Touching Me, Touching You

When you see others laugh or cry, it's often normal to feel the impulse to do the same. But what if watching another person being touched made you experience the sensation yourself?

New research describes people who experience just that. It's a rare condition known as mirror synesthesia, the ability to feel a touch when watching another person being touched.

"Watching another person being touched activates a similar neural circuit to actual touch and, for some people with 'mirror-touch' synesthesia, can produce a felt tactile sensation on their own body," researchers Michael Banissy and Jamie Ward reported in their findings, published in the current issue of the journal Nature Neuroscience.

Synesthesia generally occurs when people experience a crossover in sensory perception, such as hearing colors or seeing musical notes. Figures of its prevalence vary, but some experts say it may affect as many as one in 23 people.

Before the new research, however, mirror-touch synesthesia had been documented in only one person. Now the researchers, from the University College London, have found 10 people with the rare ability to mix sight and touch.

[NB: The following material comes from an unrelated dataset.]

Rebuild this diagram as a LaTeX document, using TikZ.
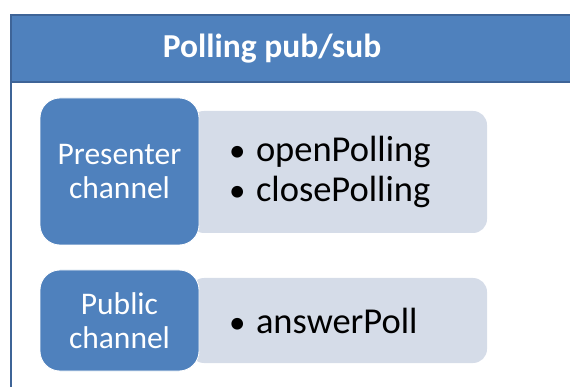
\documentclass[tikz,border=0pt]{standalone}
\usepackage{fontspec}
\setmainfont{Carlito}
\usetikzlibrary{positioning}
\definecolor{chanblue}{HTML}{4F81BD}
\definecolor{framblue}{HTML}{3E6497}
\definecolor{listgray}{HTML}{D5DCE8}
\newcommand{\blt}{\makebox[27pt][l]{\fontsize{33}{33}\selectfont•}}
\begin{document}
\begin{tikzpicture}[x=1pt,y=-1pt,
	chanbox/.style={rounded corners=20pt,fill=chanblue,draw=white,line width=0.8pt,text=white,align=center,font=\fontsize{31.5}{34}\selectfont,inner sep=0pt},
	listbox/.style={rounded corners=14pt,fill=listgray,inner sep=0pt},
	listtext/.style={anchor=west,align=left,inner sep=0pt,font=\fontsize{36.5}{40}\selectfont}]
	\useasboundingbox (0,0) rectangle (570,387);
	% frame with title band
	\fill[chanblue] (10.5,15) rectangle (575,82);
	\draw[framblue,line width=2pt] (575,15)--(10.5,15)--(10.5,390);
	\draw[framblue,line width=2pt] (10.5,82)--(575,82);
	\node[text=white,font=\bfseries\fontsize{33.5}{38}\selectfont] (title) at (272,49) {Polling pub/sub};
	% presenter channel
	\node[listbox,minimum width=297,minimum height=122] (presList) at (338.5,172) {};
	\node[chanbox,minimum width=159,minimum height=147] (pres) at (119.5,171.5) {Presenter\\channel};
	\node[listtext,right=39pt of presList.west] (presItems) {\blt openPolling\\\blt closePolling};
	% public channel
	\node[listbox,minimum width=297,minimum height=85] (pubList) at (338.5,320.5) {};
	\node[chanbox,minimum width=159,minimum height=101] (pub) at (119.5,320.5) {Public\\channel};
	\node[listtext,right=39pt of pubList.west] (pubItems) {\blt answerPoll};
\end{tikzpicture}
\end{document}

The existence of mirror-touch synesthesia was confirmed using brain scans. Through these scans, Banissy and Ward found that areas in the brains of these people would "light up" when they merely saw pictures of people being touched.

The scientists then developed a tactile test for these so-called synesthetes: What would happen if they were physically touched at the same time they watched another person being touched in a different place?

The scientists asked the participants to ignore the image they saw, which was of a person being touched on his right cheek. At the same time, they touched the participants on the left cheek.

Many times, the synesthetes responded that they felt the touch on both cheeks.

Eliciting Empathy

The researchers also found that people with mirror-touch synesthesia had an unusually strong ability to empathize with others.

The synesthetes scored higher than people without synesthesia on the emotional reactivity scale, a specific questionnaire used to evaluate empathy.

"The classical idea about empathy is that we understand others pretty much as scientists understand natural phenomena," said Dr. Marco Iacoboni of the Neuropsychiatric Institute at the David Geffen School of Medicine at UCLA.

"It was thought that we observe and make hypotheses about what will happen, but that was completely wrong, totally wrong."

It turns out that humans learn empathy through simulating the actions of others.

"I see you do something, and my brain pretends that I am in your shoes," Iacoboni said. "I see you unscrewing a bottle cap, and I pretend that I am unscrewing a bottle cap."

This way, humans learn to feel what others are feeling by performing the actions others are doing — in their minds, at least.

Because people with mirror-touch synesthesia showed a heightened sense of emotional empathy, the study's authors concluded that simulation was the path to empathy.

"These results support the idea that people learn to empathize by putting themselves in other people's shoes," the authors said in a news release.

While people with mirror-touch synesthesia have overactive senses of empathy, the research conducted on them may help others who have conditions that limit their ability to relate to others.

According to experts, those with disorders such as autism or Asperger's syndrome may have a difference in mirror neurons, the circuitry in the brain that fires when a person performs an action and when the person observes the same action performed by someone else.

Some scientists theorize that autism might be caused by a malfunction of these mirror neurons. Iacoboni believes that the mirror-touch synesthetes, who have hyperactive brain responses, may offer researchers new insight for helping autism sufferers.

"When we find that people with autism are lacking in these things, we can create new ways to intervene with simple techniques that have beneficial effects for parents," he said.